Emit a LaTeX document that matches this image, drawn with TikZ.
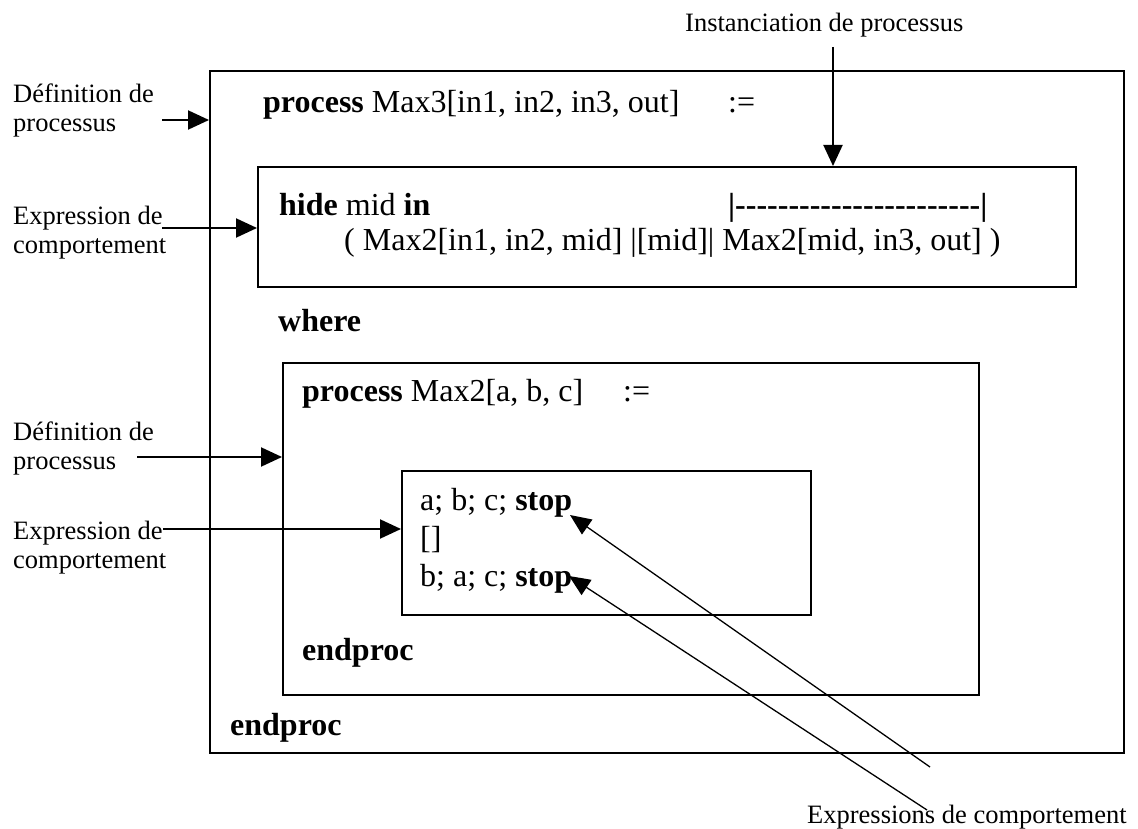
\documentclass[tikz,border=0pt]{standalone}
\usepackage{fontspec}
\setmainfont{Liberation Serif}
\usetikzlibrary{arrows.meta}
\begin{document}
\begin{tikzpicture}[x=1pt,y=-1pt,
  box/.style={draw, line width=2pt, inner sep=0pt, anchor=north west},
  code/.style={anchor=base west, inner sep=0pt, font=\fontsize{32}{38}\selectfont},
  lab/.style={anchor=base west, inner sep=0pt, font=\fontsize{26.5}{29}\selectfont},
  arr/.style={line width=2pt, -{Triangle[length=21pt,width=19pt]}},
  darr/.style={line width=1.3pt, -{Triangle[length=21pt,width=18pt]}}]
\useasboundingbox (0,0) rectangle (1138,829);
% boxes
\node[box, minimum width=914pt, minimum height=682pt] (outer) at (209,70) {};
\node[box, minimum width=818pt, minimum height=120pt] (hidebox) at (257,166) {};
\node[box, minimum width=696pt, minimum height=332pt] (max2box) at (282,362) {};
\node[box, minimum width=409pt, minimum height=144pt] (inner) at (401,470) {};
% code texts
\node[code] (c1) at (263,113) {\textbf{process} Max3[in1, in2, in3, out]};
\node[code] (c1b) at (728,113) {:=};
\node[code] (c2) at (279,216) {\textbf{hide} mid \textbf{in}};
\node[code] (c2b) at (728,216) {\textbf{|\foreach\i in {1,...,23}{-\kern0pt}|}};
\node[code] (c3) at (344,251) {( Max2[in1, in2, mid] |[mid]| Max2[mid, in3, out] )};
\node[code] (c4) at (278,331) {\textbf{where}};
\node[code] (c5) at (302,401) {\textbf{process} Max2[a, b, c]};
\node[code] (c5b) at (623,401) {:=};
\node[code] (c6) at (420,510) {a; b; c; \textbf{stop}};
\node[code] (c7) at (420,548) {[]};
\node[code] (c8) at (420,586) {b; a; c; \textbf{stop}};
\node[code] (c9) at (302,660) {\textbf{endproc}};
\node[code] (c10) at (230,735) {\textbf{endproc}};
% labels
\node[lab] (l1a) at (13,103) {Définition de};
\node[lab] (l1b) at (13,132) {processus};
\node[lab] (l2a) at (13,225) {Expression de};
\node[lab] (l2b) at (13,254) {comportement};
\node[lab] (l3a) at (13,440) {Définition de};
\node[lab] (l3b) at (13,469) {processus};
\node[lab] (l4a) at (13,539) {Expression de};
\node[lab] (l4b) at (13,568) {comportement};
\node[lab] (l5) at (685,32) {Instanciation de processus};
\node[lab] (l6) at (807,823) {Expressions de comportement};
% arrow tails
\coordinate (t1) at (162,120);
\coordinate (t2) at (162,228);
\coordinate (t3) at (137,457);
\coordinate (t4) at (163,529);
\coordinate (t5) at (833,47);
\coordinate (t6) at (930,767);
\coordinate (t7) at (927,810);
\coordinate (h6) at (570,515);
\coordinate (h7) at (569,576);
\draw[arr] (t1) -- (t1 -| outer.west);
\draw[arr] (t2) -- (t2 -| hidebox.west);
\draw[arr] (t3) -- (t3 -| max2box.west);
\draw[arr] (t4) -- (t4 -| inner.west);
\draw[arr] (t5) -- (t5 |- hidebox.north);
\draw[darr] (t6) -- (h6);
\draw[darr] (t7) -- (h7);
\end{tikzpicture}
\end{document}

...

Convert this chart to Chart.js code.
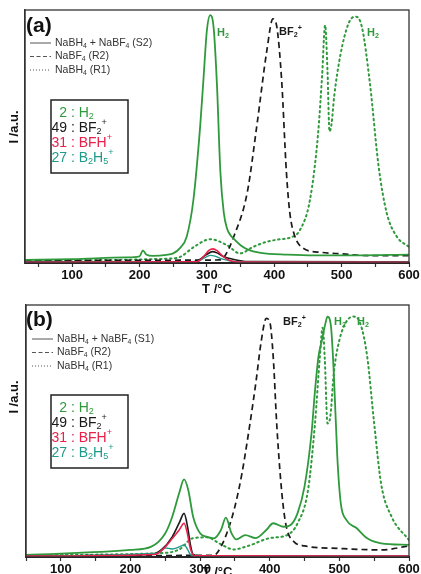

§ TASK: Wherever "this" shows up in a line, copy that line.

§ TASK RESPONSE:
Emit a LaTeX document that matches this image, drawn with TikZ.
Convert this chart to Chart.js code.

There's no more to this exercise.